The Mayan Ruins of San Gervasio are in a Mexican National Monument that itself lies within a Quintana Roo State Park. When you turn north off of the Transversal Highway unto the 6 kilometer long park road that leads to the ruins, you are in the State Park. The upkeep of this road, the free (and very safe) parking lot at the end of it, the restrooms, snack bar, gift shop area (the Parador Turistica), and the free map you will receive with you ticket is paid for out of the $4.00 USD per-person entrance fee you pay at the entrance to the Parador. This fee can be paid in US cash or Mexican pesos, but no credit cards are accepted. Once you pass through the Parador area, there is another ticket stand that is run by the Mexican national Government through its agency INAH, or the Instituto Nacional de Antropologia e Historia. The $4.00 USD fee this organization charges (which is in addition to the earlier $4.00 State Park fee) covers the upkeep of the ruins themselves, ongoing archaeological studies, night watchmen salaries, and groundskeepers salaries.
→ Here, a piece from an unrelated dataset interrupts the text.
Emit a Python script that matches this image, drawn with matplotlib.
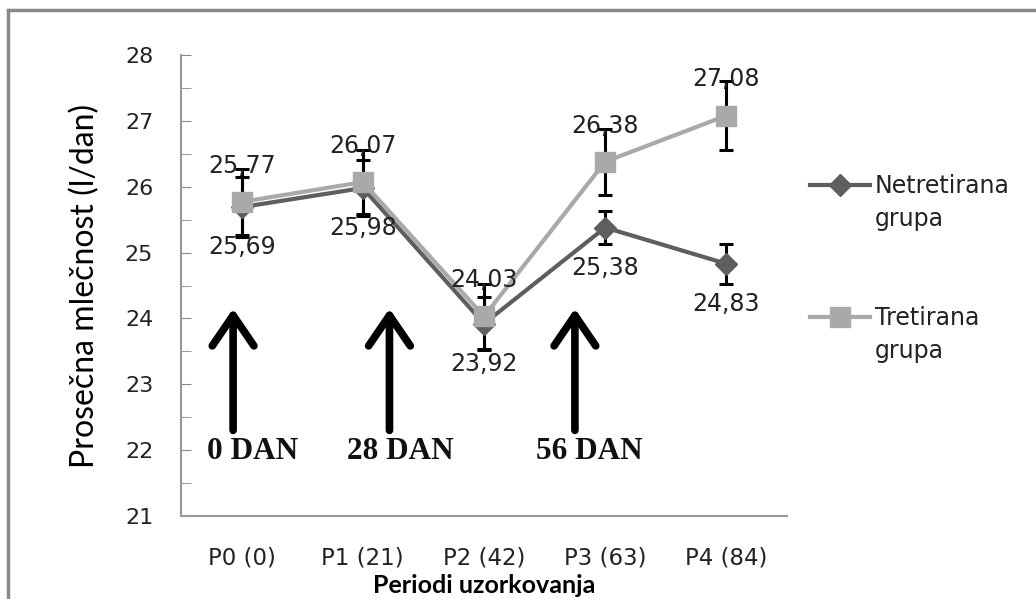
import matplotlib
matplotlib.use('Agg')
import matplotlib.pyplot as plt
from matplotlib.lines import Line2D
import numpy as np

periodi = ['P0 (0)', 'P1 (21)', 'P2 (42)', 'P3 (63)', 'P4 (84)']
netretirana = [25.69, 25.98, 23.92, 25.38, 24.83]
netretirana_err = [0.45, 0.43, 0.40, 0.25, 0.30]
tretirana = [25.77, 26.07, 24.03, 26.38, 27.08]
tretirana_err = [0.50, 0.48, 0.50, 0.50, 0.52]
dani = ['0 DAN', '28 DAN', '56 DAN']

def zarez(v):
    return ('%.2f' % v).replace('.', ',')

W, H = 1036, 599
fig = plt.figure(figsize=(W/100, H/100), dpi=100)
ax = fig.add_axes([181/W, 1-516/H, 606/W, 461/H])
x = np.arange(len(periodi))

tamna = '#5e5e5e'
svetla = '#a9a9a9'

ax.errorbar(x, netretirana, yerr=netretirana_err, fmt='none', ecolor='black',
            elinewidth=2.2, capsize=5, capthick=2.2, zorder=2)
ax.errorbar(x, tretirana, yerr=tretirana_err, fmt='none', ecolor='black',
            elinewidth=2.2, capsize=5, capthick=2.2, zorder=2)
ax.plot(x, netretirana, color=tamna, lw=3, marker='D', ms=11, zorder=3)
ax.plot(x, tretirana, color=svetla, lw=3, marker='s', ms=14, zorder=4)

for xi, v in zip(x, tretirana):
    ax.annotate(zarez(v), (xi, v), xytext=(0, 26), textcoords='offset points',
                ha='center', va='center', fontsize=17, color='#222222', zorder=5)
for xi, v in zip(x, netretirana):
    ax.annotate(zarez(v), (xi, v), xytext=(0, -29), textcoords='offset points',
                ha='center', va='center', fontsize=17, color='#222222', zorder=5)

# strelice za dane tretmana
strelice_x = [-0.07, 1.22, 2.75]
tekst_x = [0.09, 1.31, 2.87]
for sx, tx, d in zip(strelice_x, tekst_x, dani):
    ax.annotate('', xy=(sx, 24.15), xytext=(sx, 22.3),
                arrowprops=dict(arrowstyle='->, head_length=1.1, head_width=0.75',
                                lw=5.5, color='black', mutation_scale=20,
                                capstyle='round', joinstyle='round',
                                shrinkA=0, shrinkB=0))
    ax.text(tx, 21.98, d, ha='center', va='center', fontsize=22.5,
            family='Liberation Serif', weight='bold', color='#111111')

ax.set_xlim(-0.5, 4.5)
ax.set_ylim(21, 28)
ax.set_yticks(range(21, 29))
ax.set_yticks(np.arange(21.5, 28, 1), minor=True)
ax.set_xticks(x)
ax.set_xticklabels(periodi, fontsize=16.5, color='#222222')
ax.tick_params(axis='x', length=0, pad=22)
ax.tick_params(axis='y', which='both', direction='in', length=7, color='#888888',
               labelsize=16, labelcolor='#222222', pad=20)
for s in ['top', 'right']:
    ax.spines[s].set_visible(False)
for s in ['left', 'bottom']:
    ax.spines[s].set_color('#999999')
    ax.spines[s].set_linewidth(1.5)

ax.set_ylabel('Prosečna mlečnost (l/dan)', family='Lato', fontsize=23, labelpad=18)
ax.set_xlabel('Periodi uzorkovanja', family='Lato', weight='bold', fontsize=18,
              labelpad=3)

# legenda (ručno, kao u Excelu)
legenda = [('Netretirana\ngrupa', tamna, 'D', 11, 185),
           ('Tretirana\ngrupa', svetla, 's', 14, 317)]
for tekst, boja, mk, ms, yy in legenda:
    fy = 1 - yy/H
    fig.add_artist(Line2D([810/W, 870/W], [fy, fy], color=boja, lw=3))
    fig.add_artist(Line2D([840/W], [fy], color=boja, marker=mk, ms=ms, lw=0))
    fig.text(875/W, 1 - (yy-11)/H, tekst, ha='left', va='top', fontsize=17,
             color='#222222', linespacing=1.45)

# okvir slike
fig.add_artist(Line2D([8/W, 1], [1-10/H, 1-10/H], color='#8a8a8a', lw=2.5))
fig.add_artist(Line2D([8/W, 8/W], [0, 1-10/H], color='#8a8a8a', lw=2.5))

fig.savefig('out.png', dpi=100)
In the Parador area between these two ticket counters you can hire a guide from the official Guide Union who can take you on a private tour. The fee for this service is $18.00 USD, and they fully expect a handsome tip. The guide you get may, or may not, have a firm grasp of English. The stories they tell are sometimes quite fanciful, so if you are interested in the real history of the ruins, I would strongly suggest purchasing a copy of The Yellow Guide to the Mayan Ruins of San Gervasio, on sale at the State Park ticket stand (the first one you pay at) as well as the gift shops in the Parador, Cinco Soles in downtown Cozumel, and Amazon Books (as a kindle eBook or paperback) or EverythingCozumel dot com
Bring plenty of mosquito repellent, a hat, sunscreen, and plenty of bottled water. Good shoes are a must, as the pathways are uneven stone and often muddy. During rainy season, a collapsible umbrella is a good idea. There is no charge for photography, but tripods are not allowed without a permit.
The park is open 8AM to 4PM, but you cannot enter the road to the park after 3PM.
I loved the history of San Gervasio. The mere idea of walking the path of these brilliant people was amazing for me. The tour guide was marvalous. Explained everything and answered the questions clearly. He even explained the Mayan calender. touching some of the stones were great. will be a cherished memory for life.
Watch out for the mosquitoes.
When you get off the boat got the taxi station, it's a few blocks away. The cabs line up and you get in a cab. Always ask how much to go where you are going. In this case it is posted. I think it was about 14 dollars. The Cab will take you there, about a 20 minute or less ride. The cab waits for you while you explore the ruins. Why does he wait? Because you have not paid him yet. Pay when you get back to the port.
The ruins are nice, and there are signs that explain the ruins, in english, you can also get a printed guide book. - I think, it's been awhile. We went in the summer of 2005. The ruins are great in my opinion. There is a larger temple out a trail that is about , I guess 1/4 mile long. The gift shop had great deals as well.
If you are feeble then you will not want to walk the longer trails. However for the few bucks it cost to get in, it would still be worth it because you can see the smaller ruins near the entrance.
If you are observant you will see all sorts of wild life. I saw lizards, big ones, aka iguanas, or however you spell it. There are also tortises.
If you want tourist type things- not so great. The place was hardly crowded at all
When My friend Shawn and I arrived, after getting lost in a rental Jeep for about an hour, we were met by a guide who was just finishing for the day..so we went it alone..what an amazing site to see! We were initially disappointed that we didn't have a guide, but experiencing the place on our own was more than we could hope for..Later on towards the end of the tour, we came across a maintainence worker, raking leaves, who gave us an imprompt tour of Nohoch Nah. He didn't speak a word of English, but he was terrific. He had my friend almost inside the building, when I realised that he kept saying BAT!!! BAT!!!!. She quickly got out..Great time and lots of great pics.. Keep your eye out for the huge Iguanas! If you blink you could miss them!